2.       Sales Volume Profit Variacne: Difference between the actual units sold and the budgeted (planned) quantity, valued at the standard profit per unit.
3.       Operating Statements Show how the combination of variances reconcile budgeted profit and actual.
4.       In the marginal costing system the only fixed overhead variance is an Expenditure Variance.
The sales volume variance is valued at standard contribution margin, not standard profit margin.

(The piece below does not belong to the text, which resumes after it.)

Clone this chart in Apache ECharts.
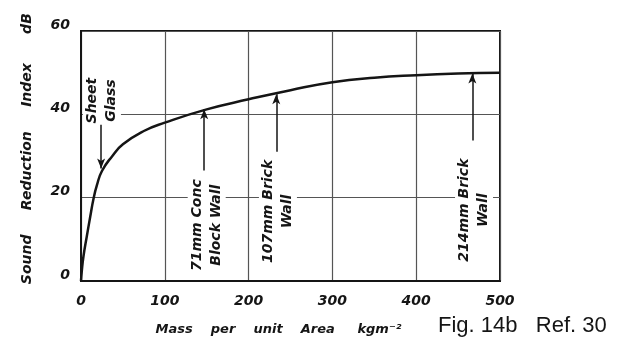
<!DOCTYPE html>
<html>
<head>
<meta charset="utf-8">
<script src="https://cdn.jsdelivr.net/npm/echarts@6/dist/echarts.min.js"></script>
<style>
html, body { margin: 0; padding: 0; background: #fff; }
#main { width: 631px; height: 345px; }
</style>
</head>
<body>
<div id="main"></div>
<script>
// mass per unit area (kg/m2) and sound reduction index (dB)
var mass = [0, 1, 3, 7, 11, 15, 19, 25, 37, 50, 75, 100, 150, 200, 250, 300, 350, 400, 450, 500];
var sri = [0, 2.5, 6, 10.8, 15.4, 19.8, 23, 26.4, 29.9, 32.8, 36, 38, 41.2, 43.6, 45.8, 47.7, 48.8, 49.4, 49.8, 50];

// annotations: label, arrow x, arrow tail / tip (dB), label centre (mass, dB)
var noteText = ['Sheet\nGlass', '71mm Conc\nBlock Wall', '107mm Brick\nWall', '214mm Brick\nWall'];
var noteX = [24, 147, 233, 467];
var noteTail = [37.5, 26.5, 31, 33.7];
var noteTip = [27, 41.2, 44.8, 49.8];
var labelX = [25, 150, 235, 469];
var labelY = [43.3, 13.4, 16.7, 17];

var ink = '#151515';
var tickFont = 'DejaVu Sans';

var chart = echarts.init(document.getElementById('main'));

var arrows = noteX.map(function (x, i) {
    return [{ coord: [x, noteTail[i]] }, { coord: [x, noteTip[i]] }];
});

var option = {
    animation: false,
    backgroundColor: '#fff',
    grid: {
        left: 81, right: 131, top: 31, bottom: 64,
        show: true, borderColor: ink, borderWidth: 2
    },
    xAxis: {
        type: 'value',
        min: 0, max: 500, interval: 100,
        axisLine: { lineStyle: { color: ink, width: 2 } },
        axisTick: { show: false },
        splitLine: { lineStyle: { color: '#555', width: 1.2 } },
        axisLabel: {
            color: ink, fontFamily: tickFont, fontStyle: 'italic', fontWeight: 'bold', fontSize: 14,
            margin: 13
        },
        name: 'Mass    per    unit    Area     kgm\u207B\u00B2',
        nameLocation: 'middle',
        nameGap: 42,
        nameTextStyle: {
            color: ink, fontFamily: tickFont, fontStyle: 'italic', fontWeight: 'bold', fontSize: 13,
            padding: [0, 24, 0, 0]
        }
    },
    yAxis: {
        type: 'value',
        min: 0, max: 60, interval: 20,
        axisLine: { lineStyle: { color: ink, width: 2 } },
        axisTick: { show: false },
        splitLine: { lineStyle: { color: '#555', width: 1.2 } },
        axisLabel: {
            color: ink, fontFamily: tickFont, fontStyle: 'italic', fontWeight: 'bold', fontSize: 14,
            margin: 11, verticalAlign: 'bottom', lineHeight: 12
        },
        name: '   Sound     Reduction     Index      dB',
        nameLocation: 'middle',
        nameRotate: 90,
        nameGap: 47,
        nameTextStyle: {
            color: ink, fontFamily: tickFont, fontStyle: 'italic', fontWeight: 'bold', fontSize: 14
        }
    },
    series: [{
        type: 'line',
        data: mass.map(function (m, i) { return [m, sri[i]]; }),
        smooth: 0.5,
        showSymbol: false,
        lineStyle: { color: ink, width: 2.5 },
        z: 5,
        markLine: {
            silent: true,
            symbol: ['none', 'arrow'],
            symbolSize: [6, 10],
            label: { show: false },
            lineStyle: { color: ink, width: 1.5, type: 'solid' },
            data: arrows
        }
    }]
};
chart.setOption(option);

var notes = noteText.map(function (t, i) {
    var p = chart.convertToPixel({ gridIndex: 0 }, [labelX[i], labelY[i]]);
    return {
        type: 'text',
        x: p[0], y: p[1],
        rotation: Math.PI / 2,
        z: 100,
        style: {
            text: t,
            fill: ink,
            font: 'italic bold 14px "DejaVu Sans"',
            align: 'center',
            verticalAlign: 'middle',
            lineHeight: 19,
            backgroundColor: '#fff'
        }
    };
});
notes.push({
    type: 'text',
    left: 438, top: 315,
    style: { text: 'Fig. 14b   Ref. 30', fill: ink, font: '22px "Liberation Sans"' }
});
chart.setOption({ graphic: notes });
</script>
</body>
</html>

Variable cost increase then contribution decrease.
Variance can be used to derive actual data from standard cost details
If in the question Standard marginal costing and standard contribution on actual sales given then it will be Sales volume Contribution variance.
Chapter – 23- Performance Measurement          
                                                Objective – Goal – Mission – Vision
Short Termism Is not good things for the company
Short Termism is when there is a bias towards short-term rather than long term performance.
A critical success factors is performance requirement that is fundamental to competitive success.
Performance Measure : Financial Performance Measure (Profit, revenue, Cost, Share Price,  Cash flow)  and non financial Performance Measure

Sample Question 2014

    1.      Is aspiration Budget is a motivation budget. True or False
    2.      What is master budget?
    3.      What kind of preparation need to prepare Master Budget
    4.      Math from: Sales Volume Variance and Sales Price Variance
    5.      Budget Price variance, Material Price variance, labour cost variance
    6.      What is management A/c & Financial Accounting
    7.      Select Participants from Sampling frame in regular interval
    8.      Why flexed budget prepare?
    9.      EOQ method apply and calculate the day between order assume 365 days in a year
   10.  Marginal costing and absorption costing profit difference why ?
   11.  Excel if b4>100,B4-100,0 then what is in C4 is bonus.
   12.  Cost control in Bus service 1. Operating cost per passenger/km

   13.  What is negative correlation?